**Stated goal**
Your task is to copy the listing exactly. Drop any pictures from the copy.

----

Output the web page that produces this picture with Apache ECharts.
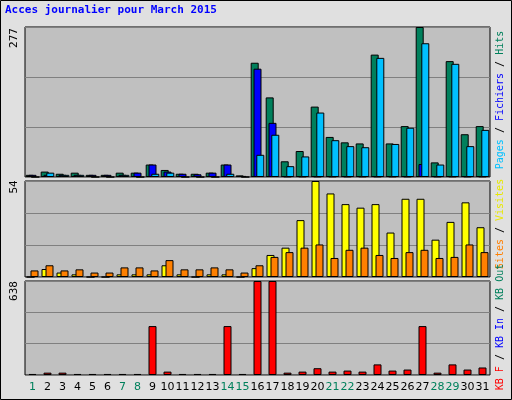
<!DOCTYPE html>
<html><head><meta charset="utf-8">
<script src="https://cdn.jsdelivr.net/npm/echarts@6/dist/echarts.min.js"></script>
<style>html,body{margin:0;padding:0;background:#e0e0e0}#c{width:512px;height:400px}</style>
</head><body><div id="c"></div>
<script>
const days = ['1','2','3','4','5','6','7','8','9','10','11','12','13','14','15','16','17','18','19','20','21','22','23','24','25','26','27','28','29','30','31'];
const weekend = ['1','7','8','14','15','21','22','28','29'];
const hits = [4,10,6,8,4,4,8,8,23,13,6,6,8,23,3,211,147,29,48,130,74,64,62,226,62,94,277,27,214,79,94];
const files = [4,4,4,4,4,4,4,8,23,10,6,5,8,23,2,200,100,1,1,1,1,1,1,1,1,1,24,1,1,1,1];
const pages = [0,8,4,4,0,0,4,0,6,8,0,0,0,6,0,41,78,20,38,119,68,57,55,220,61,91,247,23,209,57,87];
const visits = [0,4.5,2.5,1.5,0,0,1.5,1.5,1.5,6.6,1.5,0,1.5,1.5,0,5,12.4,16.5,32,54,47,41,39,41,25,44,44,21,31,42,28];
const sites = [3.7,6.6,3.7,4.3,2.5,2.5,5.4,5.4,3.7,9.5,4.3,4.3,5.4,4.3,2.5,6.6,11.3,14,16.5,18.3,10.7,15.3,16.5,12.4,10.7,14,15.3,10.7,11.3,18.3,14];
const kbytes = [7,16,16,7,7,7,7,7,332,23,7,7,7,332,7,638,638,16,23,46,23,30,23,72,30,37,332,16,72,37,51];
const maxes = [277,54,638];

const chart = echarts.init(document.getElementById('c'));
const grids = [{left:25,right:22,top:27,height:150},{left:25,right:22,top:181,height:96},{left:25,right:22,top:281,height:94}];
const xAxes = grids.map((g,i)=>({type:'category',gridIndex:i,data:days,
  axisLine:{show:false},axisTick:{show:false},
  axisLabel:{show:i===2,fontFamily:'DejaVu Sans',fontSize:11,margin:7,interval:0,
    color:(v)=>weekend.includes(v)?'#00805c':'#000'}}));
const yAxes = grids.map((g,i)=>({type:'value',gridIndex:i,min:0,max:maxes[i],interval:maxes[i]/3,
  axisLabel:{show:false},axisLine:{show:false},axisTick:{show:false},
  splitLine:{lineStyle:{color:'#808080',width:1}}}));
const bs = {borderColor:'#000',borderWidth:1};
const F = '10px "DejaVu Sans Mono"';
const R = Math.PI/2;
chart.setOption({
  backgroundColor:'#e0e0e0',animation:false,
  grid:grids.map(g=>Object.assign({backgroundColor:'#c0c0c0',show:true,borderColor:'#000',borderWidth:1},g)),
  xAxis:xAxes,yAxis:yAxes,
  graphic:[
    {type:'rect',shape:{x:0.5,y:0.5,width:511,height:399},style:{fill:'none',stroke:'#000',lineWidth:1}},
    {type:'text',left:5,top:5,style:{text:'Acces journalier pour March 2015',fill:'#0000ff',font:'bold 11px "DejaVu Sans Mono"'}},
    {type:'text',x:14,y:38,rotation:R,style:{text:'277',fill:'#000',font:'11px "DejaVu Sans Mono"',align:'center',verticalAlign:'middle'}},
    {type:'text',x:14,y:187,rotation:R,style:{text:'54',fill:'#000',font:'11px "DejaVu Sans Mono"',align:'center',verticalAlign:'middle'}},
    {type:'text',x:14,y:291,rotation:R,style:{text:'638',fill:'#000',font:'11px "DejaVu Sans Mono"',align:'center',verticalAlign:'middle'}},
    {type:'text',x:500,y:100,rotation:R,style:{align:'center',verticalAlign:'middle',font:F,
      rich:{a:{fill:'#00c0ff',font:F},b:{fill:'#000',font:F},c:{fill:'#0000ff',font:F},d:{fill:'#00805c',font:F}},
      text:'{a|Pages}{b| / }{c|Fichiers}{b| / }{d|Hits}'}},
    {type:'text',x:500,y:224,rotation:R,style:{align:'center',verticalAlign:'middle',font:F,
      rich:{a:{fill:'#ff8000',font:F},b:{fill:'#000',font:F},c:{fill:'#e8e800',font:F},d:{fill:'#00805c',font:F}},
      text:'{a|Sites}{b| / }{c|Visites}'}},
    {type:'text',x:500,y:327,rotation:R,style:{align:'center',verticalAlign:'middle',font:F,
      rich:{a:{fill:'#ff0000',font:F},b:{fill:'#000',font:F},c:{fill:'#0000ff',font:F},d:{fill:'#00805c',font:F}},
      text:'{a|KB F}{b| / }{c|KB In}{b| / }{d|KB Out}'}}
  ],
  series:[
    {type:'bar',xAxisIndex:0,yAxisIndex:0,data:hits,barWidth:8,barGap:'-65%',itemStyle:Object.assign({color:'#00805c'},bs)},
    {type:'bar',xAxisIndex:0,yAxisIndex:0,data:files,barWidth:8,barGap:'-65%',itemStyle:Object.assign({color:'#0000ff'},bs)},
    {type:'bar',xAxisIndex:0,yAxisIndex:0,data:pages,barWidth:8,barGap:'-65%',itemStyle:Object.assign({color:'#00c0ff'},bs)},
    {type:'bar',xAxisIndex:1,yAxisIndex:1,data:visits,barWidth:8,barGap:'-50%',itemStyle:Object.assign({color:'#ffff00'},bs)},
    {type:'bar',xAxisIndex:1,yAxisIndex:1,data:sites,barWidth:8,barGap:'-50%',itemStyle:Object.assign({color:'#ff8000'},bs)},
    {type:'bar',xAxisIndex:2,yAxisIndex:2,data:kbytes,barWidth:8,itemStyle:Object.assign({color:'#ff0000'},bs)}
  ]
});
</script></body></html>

----

**Reply**
Output the web page that produces this picture with Apache ECharts.
<!DOCTYPE html>
<html><head><meta charset="utf-8">
<script src="https://cdn.jsdelivr.net/npm/echarts@6/dist/echarts.min.js"></script>
<style>html,body{margin:0;padding:0;background:#e0e0e0}#c{width:512px;height:400px}</style>
</head><body><div id="c"></div>
<script>
const days = ['1','2','3','4','5','6','7','8','9','10','11','12','13','14','15','16','17','18','19','20','21','22','23','24','25','26','27','28','29','30','31'];
const weekend = ['1','7','8','14','15','21','22','28','29'];
const hits = [4,10,6,8,4,4,8,8,23,13,6,6,8,23,3,211,147,29,48,130,74,64,62,226,62,94,277,27,214,79,94];
const files = [4,4,4,4,4,4,4,8,23,10,6,5,8,23,2,200,100,1,1,1,1,1,1,1,1,1,24,1,1,1,1];
const pages = [0,8,4,4,0,0,4,0,6,8,0,0,0,6,0,41,78,20,38,119,68,57,55,220,61,91,247,23,209,57,87];
const visits = [0,4.5,2.5,1.5,0,0,1.5,1.5,1.5,6.6,1.5,0,1.5,1.5,0,5,12.4,16.5,32,54,47,41,39,41,25,44,44,21,31,42,28];
const sites = [3.7,6.6,3.7,4.3,2.5,2.5,5.4,5.4,3.7,9.5,4.3,4.3,5.4,4.3,2.5,6.6,11.3,14,16.5,18.3,10.7,15.3,16.5,12.4,10.7,14,15.3,10.7,11.3,18.3,14];
const kbytes = [7,16,16,7,7,7,7,7,332,23,7,7,7,332,7,638,638,16,23,46,23,30,23,72,30,37,332,16,72,37,51];
const maxes = [277,54,638];

const chart = echarts.init(document.getElementById('c'));
const grids = [{left:25,right:22,top:27,height:150},{left:25,right:22,top:181,height:96},{left:25,right:22,top:281,height:94}];
const xAxes = grids.map((g,i)=>({type:'category',gridIndex:i,data:days,
  axisLine:{show:false},axisTick:{show:false},
  axisLabel:{show:i===2,fontFamily:'DejaVu Sans',fontSize:11,margin:7,interval:0,
    color:(v)=>weekend.includes(v)?'#00805c':'#000'}}));
const yAxes = grids.map((g,i)=>({type:'value',gridIndex:i,min:0,max:maxes[i],interval:maxes[i]/3,
  axisLabel:{show:false},axisLine:{show:false},axisTick:{show:false},
  splitLine:{lineStyle:{color:'#808080',width:1}}}));
const bs = {borderColor:'#000',borderWidth:1};
const F = '10px "DejaVu Sans Mono"';
const R = Math.PI/2;
chart.setOption({
  backgroundColor:'#e0e0e0',animation:false,
  grid:grids.map(g=>Object.assign({backgroundColor:'#c0c0c0',show:true,borderColor:'#000',borderWidth:1},g)),
  xAxis:xAxes,yAxis:yAxes,
  graphic:[
    {type:'rect',shape:{x:0.5,y:0.5,width:511,height:399},style:{fill:'none',stroke:'#000',lineWidth:1}},
    {type:'text',left:5,top:5,style:{text:'Acces journalier pour March 2015',fill:'#0000ff',font:'bold 11px "DejaVu Sans Mono"'}},
    {type:'text',x:14,y:38,rotation:R,style:{text:'277',fill:'#000',font:'11px "DejaVu Sans Mono"',align:'center',verticalAlign:'middle'}},
    {type:'text',x:14,y:187,rotation:R,style:{text:'54',fill:'#000',font:'11px "DejaVu Sans Mono"',align:'center',verticalAlign:'middle'}},
    {type:'text',x:14,y:291,rotation:R,style:{text:'638',fill:'#000',font:'11px "DejaVu Sans Mono"',align:'center',verticalAlign:'middle'}},
    {type:'text',x:500,y:100,rotation:R,style:{align:'center',verticalAlign:'middle',font:F,
      rich:{a:{fill:'#00c0ff',font:F},b:{fill:'#000',font:F},c:{fill:'#0000ff',font:F},d:{fill:'#00805c',font:F}},
      text:'{a|Pages}{b| / }{c|Fichiers}{b| / }{d|Hits}'}},
    {type:'text',x:500,y:224,rotation:R,style:{align:'center',verticalAlign:'middle',font:F,
      rich:{a:{fill:'#ff8000',font:F},b:{fill:'#000',font:F},c:{fill:'#e8e800',font:F},d:{fill:'#00805c',font:F}},
      text:'{a|Sites}{b| / }{c|Visites}'}},
    {type:'text',x:500,y:327,rotation:R,style:{align:'center',verticalAlign:'middle',font:F,
      rich:{a:{fill:'#ff0000',font:F},b:{fill:'#000',font:F},c:{fill:'#0000ff',font:F},d:{fill:'#00805c',font:F}},
      text:'{a|KB F}{b| / }{c|KB In}{b| / }{d|KB Out}'}}
  ],
  series:[
    {type:'bar',xAxisIndex:0,yAxisIndex:0,data:hits,barWidth:8,barGap:'-65%',itemStyle:Object.assign({color:'#00805c'},bs)},
    {type:'bar',xAxisIndex:0,yAxisIndex:0,data:files,barWidth:8,barGap:'-65%',itemStyle:Object.assign({color:'#0000ff'},bs)},
    {type:'bar',xAxisIndex:0,yAxisIndex:0,data:pages,barWidth:8,barGap:'-65%',itemStyle:Object.assign({color:'#00c0ff'},bs)},
    {type:'bar',xAxisIndex:1,yAxisIndex:1,data:visits,barWidth:8,barGap:'-50%',itemStyle:Object.assign({color:'#ffff00'},bs)},
    {type:'bar',xAxisIndex:1,yAxisIndex:1,data:sites,barWidth:8,barGap:'-50%',itemStyle:Object.assign({color:'#ff8000'},bs)},
    {type:'bar',xAxisIndex:2,yAxisIndex:2,data:kbytes,barWidth:8,itemStyle:Object.assign({color:'#ff0000'},bs)}
  ]
});
</script></body></html>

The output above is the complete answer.